PARIS, Feb. 11 (UPI) -- The French defense minister urged Washington to give a consortium of European Aeronautic Defense and Space Co. and Northrop Grumman a fair chance in the bidding for a multibillion-dollar U.S. Air Force contract for refueling tanker planes.
After talks with U.S. Secretary of Defense Robert Gates, French Defense Minister Herve Morin told a joint news conference earlier this week in Paris that standing up for a market economy "can't be a one-way street."
"We hope that on the air tanker program, the American market economy will be fully engaged and the competition launched by the American administration will be a tender that allows EADS and its American partner Northrop Grumman to take part on equal terms," Morin was quoted as saying by Defensenews.com.
Together with Los Angeles-based Northrop Grumman, EADS threw its KC-45 tanker into the bidding war over a contract to outfit the U.S. Air Force with 179 refueling tankers. Based on the Airbus A330, the KC-45 won the contract in February 2008, but it was overturned four months later by the Government Accountability Office after Boeing challenged the decision.
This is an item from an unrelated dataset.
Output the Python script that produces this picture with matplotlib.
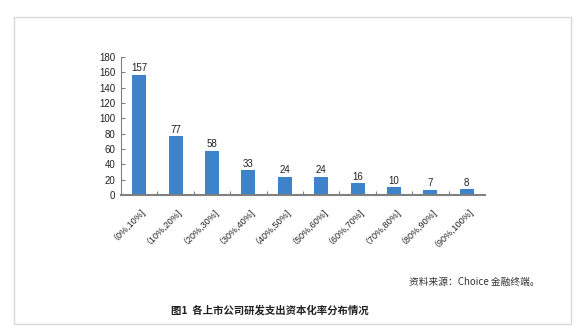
import matplotlib.pyplot as plt
from matplotlib.patches import Rectangle

plt.rcParams['font.family'] = ['Liberation Sans', 'Noto Sans CJK SC', 'DejaVu Sans']

#################################### Data ######################################

categories = ['（0%,10%]', '（10%,20%]', '（20%,30%]', '（30%,40%]', '（40%,50%]',
              '（50%,60%]', '（60%,70%]', '（70%,80%]', '（80%,90%]', '（90%,100%]']
counts = [157, 77, 58, 33, 24, 24, 16, 10, 7, 8]
y_ticks = [0, 20, 40, 60, 80, 100, 120, 140, 160, 180]

#################################### Plotting ##################################

W, H = 578, 334
fig = plt.figure(figsize=(W / 100, H / 100), dpi=100)

# card frame
card = Rectangle((14 / W, 1 - 324 / H), (571 - 14) / W, (324 - 17) / H,
                 transform=fig.transFigure, facecolor='white',
                 edgecolor='#d9d9d9', linewidth=1.0, zorder=-10)
fig.patches.append(card)

ax = fig.add_axes([121 / W, 1 - 195 / H, (485 - 121) / W, (195 - 57) / H])
ax.patch.set_alpha(0)

x = range(len(categories))
bars = ax.bar(x, counts, width=0.38, color='#3e82c9')
for xi, v in zip(x, counts):
    ax.text(xi, v + 1.5, str(v), ha='center', va='bottom', fontsize=7, color='#222222')

ax.set_xlim(-0.5, len(categories) - 0.5)
ax.set_ylim(0, 180)
ax.set_yticks(y_ticks)
ax.tick_params(axis='y', direction='in', length=3, labelsize=7, colors='#808080',
               labelcolor='#222222', pad=4)
ax.set_xticks([i + 0.5 for i in range(len(categories) - 1)], minor=False)
ax.set_xticklabels([])
ax.tick_params(axis='x', direction='in', length=3, colors='#808080')
ax.set_xticks(list(x), minor=True)
ax.set_xticklabels(categories, minor=True, rotation=45, ha='right',
                   rotation_mode='anchor', fontsize=6.5, color='#222222')
ax.tick_params(axis='x', which='minor', length=0, pad=6)

for s in ['top', 'right']:
    ax.spines[s].set_visible(False)
ax.spines['left'].set_color('#808080')
ax.spines['bottom'].set_color('#808080')
ax.spines['bottom'].set_linewidth(1.5)

fig.text(540 / W, 1 - 282 / H, '资料来源：Choice 金融终端。', ha='right', va='center',
         fontsize=7, color='#333333', family=['Noto Sans CJK SC', 'DejaVu Sans'])
fig.text(270 / W, 1 - 310 / H, '图1  各上市公司研发支出资本化率分布情况', ha='center',
         va='center', fontsize=7.5, fontweight='bold', color='#222222',
         family=['Noto Sans CJK SC', 'DejaVu Sans'])

plt.savefig('out.png', dpi=100)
The GAO said it found problems with the bidding, and the contract, estimated to be worth nearly $35 billion, is now up for grabs later this year.
Boeing is bidding with an altered version of its 767, a plane slightly smaller than the KC-45.
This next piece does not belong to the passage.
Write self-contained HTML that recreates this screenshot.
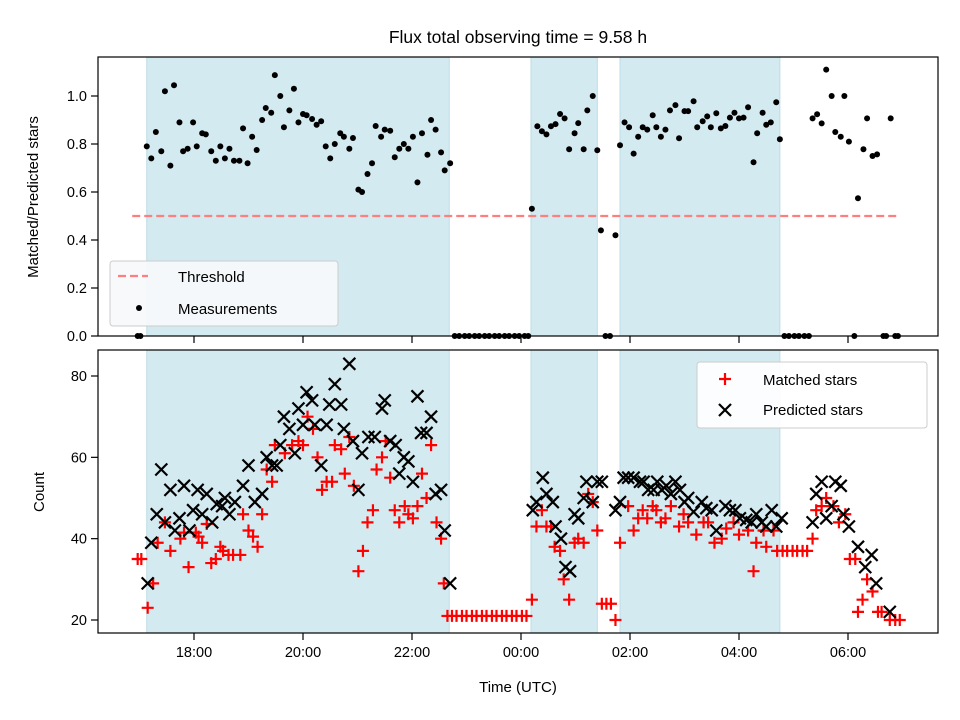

Northrop Grumman fears that the new decision will be based mainly on costs and thus favor Boeing. EADS claims its model is more powerful.
Boeing's chances to win the contract have improved, observers say, because a Boeing backer is expected to become the new head of the House Appropriations Defense Subcommittee, which will eventually decide the contract.
Democratic Rep. Norm Dicks, from Washington state where Boeing has a huge presence, is expected to replace Rep. John Murtha, D-Pa., who passed away earlier this week. Dicks has in the past advocated granting Boeing the contract. He could eventually tip the scale in the American company's favor in a battle between Airbus and Boeing that has kept many judges busy.
Last September the World Trade Organization upheld U.S. complaints that the $4 billion in aid the plane maker got from four European governments for the development of the A380 passenger jet constituted illegal subsidies.
The Europeans have also filed a complaint with the WTO, charging that Boeing has been handed multibillion-dollar subsidies by state and federal governments, NASA and the departments of Defense and Commerce. The WTO is expected to issue a ruling sometime in early 2010.